We’ve all been there. Even the most emphatic writing lovers I know get to a point where they stop updating their website as often. The frequency of your posts slow down and may even halt.
It doesn’t mean you have lost your love for writing. It may not even mean you have writer’s block. I’ve sent out plenty of above-average posts born out of lack of desire to write them.
It’s human nature for us to get bored. Ideas stop coming in as naturally. That euphoric feeling of posting something people like and that craving you have to constantly check your site’s stats doesn’t last forever.
At the risk of saying something that will make you roll your eyes, I’ll say that it’s almost like a relationship. Once the honeymoon phase of your website or blog wears off, it’s natural to not be as excited about keeping up with it.
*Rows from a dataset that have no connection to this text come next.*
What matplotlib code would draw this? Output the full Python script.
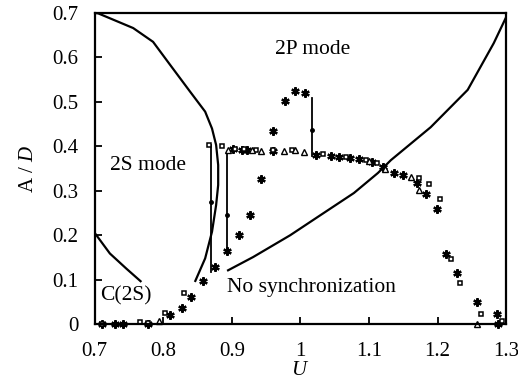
import matplotlib
matplotlib.use("Agg")
import matplotlib.pyplot as plt

plt.rcParams['font.family'] = ['Liberation Serif', 'DejaVu Serif']
plt.rcParams['mathtext.fontset'] = 'custom'
plt.rcParams['mathtext.it'] = 'Liberation Serif:italic'
plt.rcParams['mathtext.rm'] = 'Liberation Serif'

# regime boundaries
left_u = [0.700, 0.705, 0.722, 0.756, 0.785, 0.810, 0.839, 0.861, 0.871, 0.877, 0.880,
          0.880, 0.877, 0.871, 0.861, 0.846]
left_a = [0.700, 0.699, 0.688, 0.666, 0.635, 0.583, 0.523, 0.478, 0.440, 0.403, 0.358,
          0.313, 0.268, 0.208, 0.148, 0.095]
c2s_u = [0.700, 0.722, 0.746, 0.768]
c2s_a = [0.205, 0.159, 0.125, 0.095]
nosync_u = [0.893, 0.931, 0.985, 1.029, 1.078, 1.113, 1.132, 1.190, 1.244, 1.282, 1.303]
nosync_a = [0.120, 0.151, 0.200, 0.245, 0.295, 0.340, 0.369, 0.443, 0.527, 0.632, 0.700]

# measured amplitudes
star_u = [0.711, 0.729, 0.741, 0.777, 0.810, 0.827, 0.840, 0.858, 0.876, 0.893, 0.911, 0.927,
          0.942, 0.960, 0.977, 0.992, 1.007, 0.902, 0.915, 0.922, 0.960,
          1.022, 1.044, 1.056, 1.073, 1.085, 1.105, 1.120, 1.136, 1.149, 1.170, 1.183,
          1.199, 1.213, 1.228, 1.258, 1.287, 1.288]
star_a = [0.0, 0.0, 0.0, 0.0, 0.020, 0.037, 0.061, 0.098, 0.129, 0.164, 0.200, 0.245,
          0.326, 0.435, 0.502, 0.524, 0.519, 0.394, 0.392, 0.392, 0.390,
          0.380, 0.378, 0.377, 0.374, 0.371, 0.364, 0.354, 0.341, 0.335, 0.317, 0.292,
          0.259, 0.157, 0.115, 0.050, 0.022, 0.0]
sq_u = [0.711, 0.766, 0.777, 0.802, 0.830, 0.867, 0.885, 0.905, 0.918, 0.935, 0.960, 0.988,
        1.033, 1.066, 1.095, 1.112, 1.173, 1.188, 1.204, 1.219, 1.233, 1.263, 1.294]
sq_a = [0.0, 0.005, 0.002, 0.025, 0.070, 0.403, 0.400, 0.394, 0.393, 0.392, 0.392, 0.392,
        0.382, 0.376, 0.370, 0.362, 0.328, 0.315, 0.281, 0.146, 0.093, 0.024, 0.007]
tri_u = [0.793, 0.894, 0.930, 0.943, 0.976, 0.992, 1.005, 1.100, 1.124, 1.161, 1.173, 1.258]
tri_a = [0.007, 0.392, 0.392, 0.390, 0.390, 0.392, 0.388, 0.366, 0.350, 0.332, 0.302, 0.0]

# hysteresis jumps: U, top, bottom, arrow point
jumps_u = [0.869, 0.893, 1.017]
jumps_top = [0.403, 0.388, 0.508]
jumps_bot = [0.118, 0.165, 0.378]
jumps_mid = [0.275, 0.245, 0.437]

fig = plt.figure(figsize=(5.18, 3.92), dpi=100)
ax = fig.add_axes([0.183, 0.173, 0.794, 0.794])

for u, a in [(left_u, left_a), (c2s_u, c2s_a), (nosync_u, nosync_a)]:
    ax.plot(u, a, color='black', lw=1.6, solid_capstyle='butt', solid_joinstyle='round')

for u, t, b, m in zip(jumps_u, jumps_top, jumps_bot, jumps_mid):
    ax.plot([u, u], [b, t], color='black', lw=1.3)
    ax.plot([u], [m], 'o', color='black', ms=2.5)

ax.plot(star_u, star_a, ls='none', marker=(6, 2, 0), color='black', ms=6, mew=1.6, clip_on=False)
ax.plot(sq_u, sq_a, ls='none', marker='s', mfc='white', mec='black', ms=3.3, mew=1.1, clip_on=False)
ax.plot(tri_u, tri_a, ls='none', marker='^', mfc='white', mec='black', ms=4.5, mew=1.0, clip_on=False)

ax.text(1.018, 0.617, '2P mode', fontsize=15.5, ha='center', va='center')
ax.text(0.778, 0.358, '2S mode', fontsize=15.5, ha='center', va='center')
ax.text(0.746, 0.063, 'C(2S)', fontsize=15.5, ha='center', va='center')
ax.text(0.893, 0.083, 'No synchronization', fontsize=15.5, ha='left', va='center')

ax.set_xlim(0.7, 1.3)
ax.set_ylim(0, 0.7)
ax.set_xticks([0.7, 0.8, 0.9, 1.0, 1.1, 1.2, 1.3])
ax.set_xticklabels(['0.7', '0.8', '0.9', '1', '1.1', '1.2', '1.3'])
ax.set_yticks([0, 0.1, 0.2, 0.3, 0.4, 0.5, 0.6, 0.7])
ax.set_yticklabels(['0', '0.1', '0.2', '0.3', '0.4', '0.5', '0.6', '0.7'])
ax.tick_params(direction='in', length=5, width=1.3, labelsize=15,
               top=False, right=False)
ax.tick_params(axis='x', pad=13)
ax.tick_params(axis='y', pad=12)
for s in ax.spines.values():
    s.set_linewidth(1.6)

ax.set_xlabel('$U$', fontsize=15, labelpad=0)
ax.set_ylabel('A / $D$', fontsize=15, labelpad=10)

fig.savefig('out.png', dpi=100)
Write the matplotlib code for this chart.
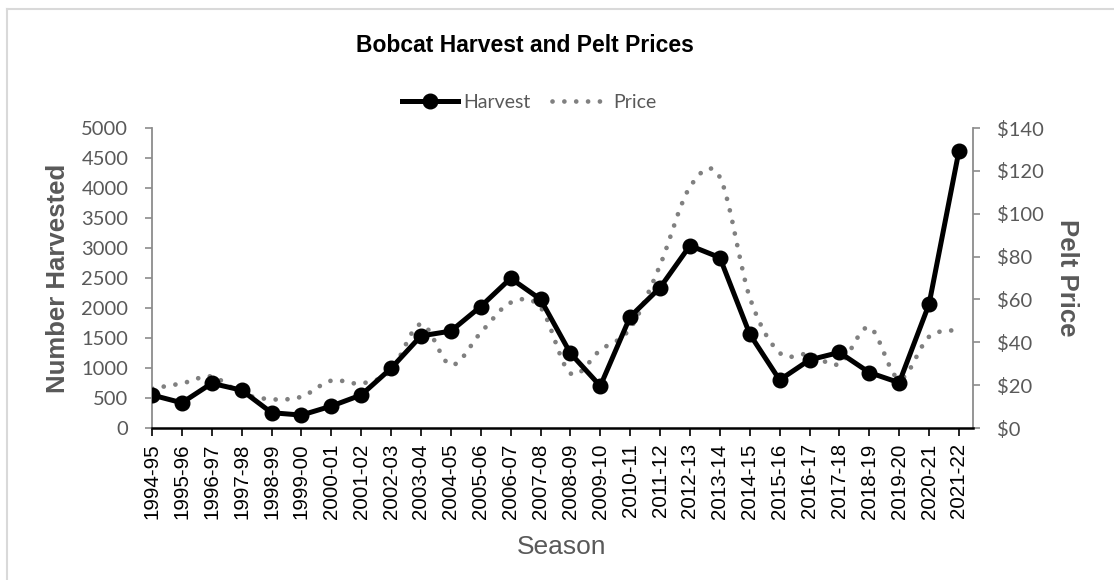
import matplotlib
matplotlib.use("Agg")
import matplotlib.pyplot as plt
from matplotlib.path import Path
from matplotlib.patches import PathPatch
from matplotlib.lines import Line2D
import numpy as np

seasons = ["1994-95", "1995-96", "1996-97", "1997-98", "1998-99", "1999-00",
           "2000-01", "2001-02", "2002-03", "2003-04", "2004-05", "2005-06",
           "2006-07", "2007-08", "2008-09", "2009-10", "2010-11", "2011-12",
           "2012-13", "2013-14", "2014-15", "2015-16", "2016-17", "2017-18",
           "2018-19", "2019-20", "2020-21", "2021-22"]
harvest = [550, 420, 745, 630, 255, 215, 365, 550, 995, 1535,
           1615, 2025, 2495, 2145, 1245, 700, 1855, 2340, 3040, 2840,
           1565, 800, 1135, 1260, 925, 755, 2065, 4620]
price = [18.5, 20.8, 24.0, 16.2, 13.4, 14.6, 22.1, 20.8, 26.8, 48.5,
         29.4, 44.5, 58.5, 56.3, 25.5, 36.4, 46.5, 76.0, 112.5, 117.0,
         61.0, 35.1, 34.5, 29.9, 47.0, 22.9, 42.6, 45.7]

grey = "#595959"
axis_grey = "#8c8c8c"
W, H = 1114, 580

fig = plt.figure(figsize=(11.14, 5.8), dpi=100)
ax = fig.add_axes([152 / W, 1 - 428 / H, (973 - 152) / W, 300 / H])
ax2 = ax.twinx()

x = np.arange(len(seasons))

# smoothed dotted price line (bezier through the points, like excel)
pts = np.column_stack([x, price]).astype(float)
verts = [tuple(pts[0])]
codes = [Path.MOVETO]
n = len(pts)
for i in range(n - 1):
    p0 = pts[max(i - 1, 0)]
    p1 = pts[i]
    p2 = pts[i + 1]
    p3 = pts[min(i + 2, n - 1)]
    c1 = p1 + (p2 - p0) / 6
    c2 = p2 - (p3 - p1) / 6
    verts += [tuple(c1), tuple(c2), tuple(p2)]
    codes += [Path.CURVE4] * 3
patch = PathPatch(Path(verts, codes), facecolor="none", edgecolor="#808080",
                  lw=3.4, linestyle=(0, (0.01, 2.5)), capstyle="round", zorder=1)
ax2.add_patch(patch)

ax.plot(x, harvest, color="black", lw=3.6, marker="o", ms=10.5, zorder=5,
        solid_joinstyle="round")
ax.set_zorder(ax2.get_zorder() + 1)
ax.patch.set_visible(False)

ax.set_xlim(0, 27.47)
ax.set_ylim(0, 5000)
ax2.set_ylim(0, 140)
ax.set_yticks(range(0, 5001, 500))
ax2.set_yticks(range(0, 141, 20))
ax2.set_yticklabels(["$" + str(v) for v in range(0, 141, 20)])
ax.set_xticks(x)
ax.set_xticklabels(seasons, rotation=90, fontsize=14.8, family="Liberation Sans")

for a in (ax, ax2):
    a.spines["top"].set_visible(False)
ax.spines["right"].set_visible(False)
ax.spines["left"].set_color(axis_grey)
ax.spines["left"].set_linewidth(1.3)
ax.spines["bottom"].set_color("black")
ax.spines["bottom"].set_linewidth(1.8)
ax2.spines["left"].set_visible(False)
ax2.spines["bottom"].set_visible(False)
ax2.spines["right"].set_color(axis_grey)
ax2.spines["right"].set_linewidth(1.3)

ax.tick_params(axis="y", colors=axis_grey, labelcolor=grey, labelsize=14.5, length=5, width=1.2, pad=12)
ax2.tick_params(axis="y", colors=axis_grey, labelcolor=grey, labelsize=14.5, length=5, width=1.2, pad=12)
ax.tick_params(axis="x", colors="black", length=6, width=1.2, pad=5)
for lab in ax.get_yticklabels() + ax2.get_yticklabels():
    lab.set_family("Lato")

# axis titles
fig.text(58 / W, 1 - 278 / H, "Number Harvested", rotation=90, ha="center", va="center",
         fontsize=18.5, fontweight="bold", color=grey, family="Liberation Sans")
fig.text(1067 / W, 1 - 278 / H, "Pelt Price", rotation=270, ha="center", va="center",
         fontsize=18.5, fontweight="bold", color=grey, family="Liberation Sans")
fig.text(562 / W, 1 - 547 / H, "Season", ha="center", va="center",
         fontsize=19, color=grey, family="Liberation Sans")

fig.text(525 / W, 1 - 45 / H, "Bobcat Harvest and Pelt Prices", ha="center", va="center",
         fontsize=16.5, fontweight="bold", family="Liberation Sans")

handles = [Line2D([], [], color="black", lw=3.6, marker="o", ms=10.5),
           Line2D([], [], color="#808080", lw=3.4, linestyle=(0, (0.01, 2.5)),
                  dash_capstyle="round")]
fig.legend(handles, ["Harvest", "Price"], loc="center", bbox_to_anchor=(529 / W, 1 - 102 / H),
           ncol=2, frameon=False, prop={"family": "Lato", "size": 14}, labelcolor=grey,
           handlelength=2.9, handletextpad=0.25, columnspacing=1.1)

# chart area border (only top and left visible)
fig.add_artist(Line2D([7 / W, 7 / W], [0, 1 - 9 / H], transform=fig.transFigure,
                      color="#d9d9d9", lw=1.5))
fig.add_artist(Line2D([7 / W, 1], [1 - 9 / H, 1 - 9 / H], transform=fig.transFigure,
                      color="#d9d9d9", lw=1.5))

fig.savefig("out.png", dpi=100)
So what do you do? Here are some solutions to this problem depending on your situation:
Go back to basics.
Identify the true reason for why you put the time and effort into creating your platform. Reconnect with your old self who motivated you to get this started.
If you made goals at the beginning of this writing adventure, revisit them and conclude on whether or not they are worth upholding. It’s this soul searching at a critical time that will determine whether or not you’re cut out to be an online writer.
If you find yourself constantly creating new blogs every few months in order to hold onto that euphoric new car smell, chances are you will never find a meaningful relationship with an online audience.
Take a break.
Of course, taking a break is always a good thing, and going a few weeks every once in a while is actually one of the best things you can do for your creative mind, especially during the busy holidays. These breaks contribute to a rhythm that we as human beings thrive on. Work. Rest. Work.
Tread carefully, however, because more often that not, it is incredibly difficult to come back home after a vacation. For some writers, you may need to post less frequently, which would prevent long breaks. If you’re posting 7 days a week, then you are likely to burn out fast, making it hard to recover.
Instead, figure out what your rhythm is. Establish a vision and make it happen as my boss would say.
Shake things up.
Spice up the relationship. It’s very possible that you’re sick of writing because you are using a format that isn’t inherently exciting. Use change to your advantage by writing about something completely out of the ordinary, or take on a new project, like an interview, or a video review.
Sometimes the best thing you can do for yourself is power through. It takes a lot of discipline to stick to a structured timeline and set of goals, but it is tremendously rewarding.